La derecha reaccionaria desprecia y hasta niega, de manera rotunda, la inteligencia colectiva. Ningunea, con estudiada fatiga mental, la trascendencia de la protesta en curso. Nada pasará además de unas cuantas manifestaciones del jodidaje. Tampoco levantará tras de sí al país por sus caprichos de querer ser presidente. Ni de locos lo apoyarán, no hay que ser ingenuos, concluyen para terminar con las oposiciones o los reclamos ajenos. La derecha golpista parte de una premisa que acentúa la ignorancia del pueblo, su profunda tontería y disposición congénita para dejarse manipular. Resumen a la población a una masa informe, de un color que le despierta temores recónditos y sus movimientos la llenan de miedos. La derecha confía en la supremacía de sus oráculos, de sus guías, de aquellos que por estar situados en la cúspide de la pirámide, rodeados de privilegios y poder, pueden identificar con precisión al enemigo e imaginar o proponer formas de ataque. El grupo de seguidores cerrará filas con decidido espíritu de cuerpo. Echará mano de sus vastos recursos y talento para asegurar la continuidad de sus privilegios hasta, en ocasiones extremas, exponerlos a irreparable desgaste o a su pérdida final.

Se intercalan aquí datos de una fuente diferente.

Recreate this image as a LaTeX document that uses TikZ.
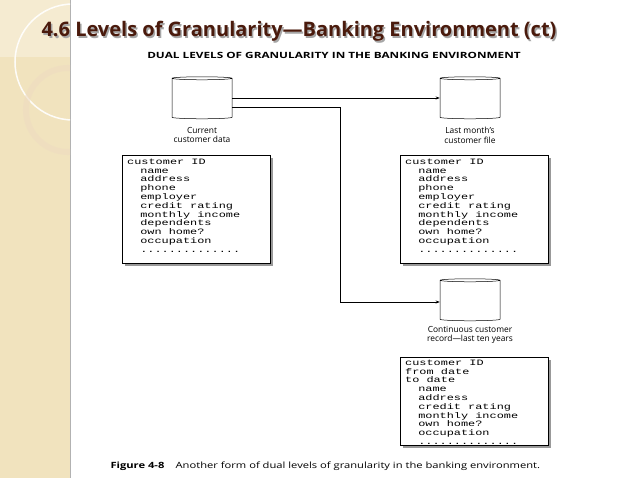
\documentclass[tikz,border=0pt]{standalone}
\usepackage{fontspec}
\setmainfont{Open Sans}
\setmonofont{Liberation Mono}
\newfontfamily\titlefont{Open Sans}
\usetikzlibrary{shapes.geometric,arrows.meta}
\definecolor{strip}{HTML}{F1E3BE}
\definecolor{titlebrown}{HTML}{4A1A0C}
\newcommand{\recbody}[1]{\scalebox{1.45}[1]{\ttfamily\fontsize{8.2}{8.8}\selectfont\begin{tabular}{@{}l@{}}#1\end{tabular}}}
\newcommand{\ind}{\hspace*{1.1em}}
\begin{document}
\begin{tikzpicture}[x=1pt,y=-1pt,
  db/.style={cylinder,shape border rotate=90,draw,line width=0.5pt,minimum width=60pt,minimum height=42pt,aspect=0.45,fill=white},
  lbl/.style={font=\fontsize{8.4}{9.8}\selectfont,align=center},
  rec/.style={draw,line width=0.6pt,fill=white,anchor=north west,inner sep=0pt,minimum width=148pt},
  conn/.style={line width=0.5pt},
  tip/.style={-{Stealth[length=4pt,width=3pt]}}]
\useasboundingbox (0,0) rectangle (638,478);
\fill[white] (0,0) rectangle (638,478);
\fill[strip] (0,0) rectangle (70,478);
\draw[black!30,line width=0.6pt] (70,0) -- (70,478);
\begin{scope}
\clip (0,0) rectangle (70,478);
\fill[white,opacity=0.3] (0,0) rectangle (70,57);
\draw[white,line width=1.5pt,opacity=0.9] (73,62) circle (58);
\draw[strip!70!brown!60!white,line width=6pt,opacity=0.6] (68,110) circle (42);
\end{scope}
% title
\node[anchor=base west,text=black!35,font=\titlefont\bfseries\fontsize{20}{22}\selectfont] at (39.5,38.5) {4.6 Levels of Granularity—Banking Environment (ct)};
\node[anchor=base west,text=titlebrown,font=\titlefont\bfseries\fontsize{20}{22}\selectfont] (title) at (38,37) {4.6 Levels of Granularity—Banking Environment (ct)};
\node[font=\bfseries\fontsize{8.6}{10}\selectfont] (sub) at (334,55) {\scalebox{1.37}[1]{DUAL LEVELS OF GRANULARITY IN THE BANKING ENVIRONMENT}};
% databases
\node[db] (cur) at (202,99) {};
\node[db] (last) at (470,99) {};
\node[db] (cont) at (470,301) {};
\node[lbl] (curl) at (202,135) {Current\\customer data};
\node[lbl] (lastl) at (470,135) {Last month's\\customer file};
\node[lbl] (contl) at (470,335) {Continuous customer\\record—last ten years};
% connectors
\coordinate (j1) at (232,107);
\coordinate (j2) at (340,107);
\coordinate (j3) at (340,302);
\draw[conn,tip] (cur.east |- 0,98) -- (last.west |- 0,98);
\draw[conn,tip] (cur.east |- j1) -- (j2) -- (j3) -- (cont.west |- j3);
% records
\fill[black!40] (125,158) rectangle (273,266);
\node[rec,minimum height=108pt] (r1) at (122,155) {};
\node[anchor=north west,inner sep=0pt] (t1) at (127,158) {\recbody{customer ID\\\ind name\\\ind address\\\ind phone\\\ind employer\\\ind credit rating\\\ind monthly income\\\ind dependents\\\ind own home?\\\ind occupation\\\ind ..............}};
\fill[black!40] (403,158) rectangle (551,266);
\node[rec,minimum height=108pt] (r2) at (400,155) {};
\node[anchor=north west,inner sep=0pt] (t2) at (405,158) {\recbody{customer ID\\\ind name\\\ind address\\\ind phone\\\ind employer\\\ind credit rating\\\ind monthly income\\\ind dependents\\\ind own home?\\\ind occupation\\\ind ..............}};
\fill[black!40] (403,360) rectangle (551,448);
\node[rec,minimum height=88pt] (r3) at (400,357) {};
\node[anchor=north west,inner sep=0pt] (t3) at (405,359) {\recbody{customer ID\\from date\\to date\\\ind name\\\ind address\\\ind credit rating\\\ind monthly income\\\ind own home?\\\ind occupation\\\ind ..............}};
\node[anchor=base west,font=\fontsize{8.6}{9}\selectfont] (cap) at (107,469) {\scalebox{1.3}[1]{\textbf{Figure 4-8}\quad Another form of dual levels of granularity in the banking environment.}};
\end{tikzpicture}
\end{document}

Para la derecha golpista no es un simple rival el que ya tienen enfrente, un firme opositor, sino un verdadero peligro para la estabilidad, la paz, los negocios y el progreso. Es, en resumidas cuentas, un engendro político capaz de restar ventajas, de dañar lo que se ha acumulado de capital productivo con el que se construye el futuro de la nación, concluyen orondos y a manera de exorcismo liberador. Aquel que se atreva a mostrarle a la derecha más recalcitrante algunas de las dañinas consecuencias de sus modos de ser y actuar, recibirá la condena correspondiente a su negativa y baja estirpe. Bien se sabe ya dónde se formó el núcleo de la estrategia, descrita a la manera de plan de ataque. Se incubó en las meras cúpulas financieras (en especial las tocadas por el Fobaproa) y se anexa a los mandos del PAN y del gobierno de Fox. Se filtra hacia los primeros círculos de socios y allegados para seguir por los subordinados de altura, los bien pagados, los que aparecen, con gran despliegue de color, en los círculos de la moda y el buen gusto. A continuación se desparrama hacia familiares, amigos íntimos, para tocar a los aprendices de mandones, los imitadores, los dispuestos a la complicidad o a soñar ilusiones nunca concretadas. Todos dentro de la categoría de la gente bien, de los acomodados, los de arriba o de los quieren llegar a como dé lugar a esa clasificación. El conflicto en ciernes, las posturas adoptadas ante el todavía jefe de Gobierno afecta, sin embargo, a otros menos favorecidos por la suerte, el apellido, los contactos, el dinero o la educación, pero éstos no forman parte del conjunto orgánico de los golpistas. A lo mucho serán compañeros de viaje, aunque llegarán a un destino final distinto. Tienen, para iniciar el proceso, un operador que había estado embozado. Un maniobrero que puede inducir un rumbo por el cual el PRI puede llegar a transitar, pagando por ello un alto precio sin que sus militantes y, menos aún, sus simpatizantes, lo merezcan. Se llama Emilio Chuayffet Chemor. Un hombre que ya probó los fríos del desprestigio y, en su medianía actual, piensa que puede adquirir la relevancia que sus infladas facultades y destrezas no le permiten.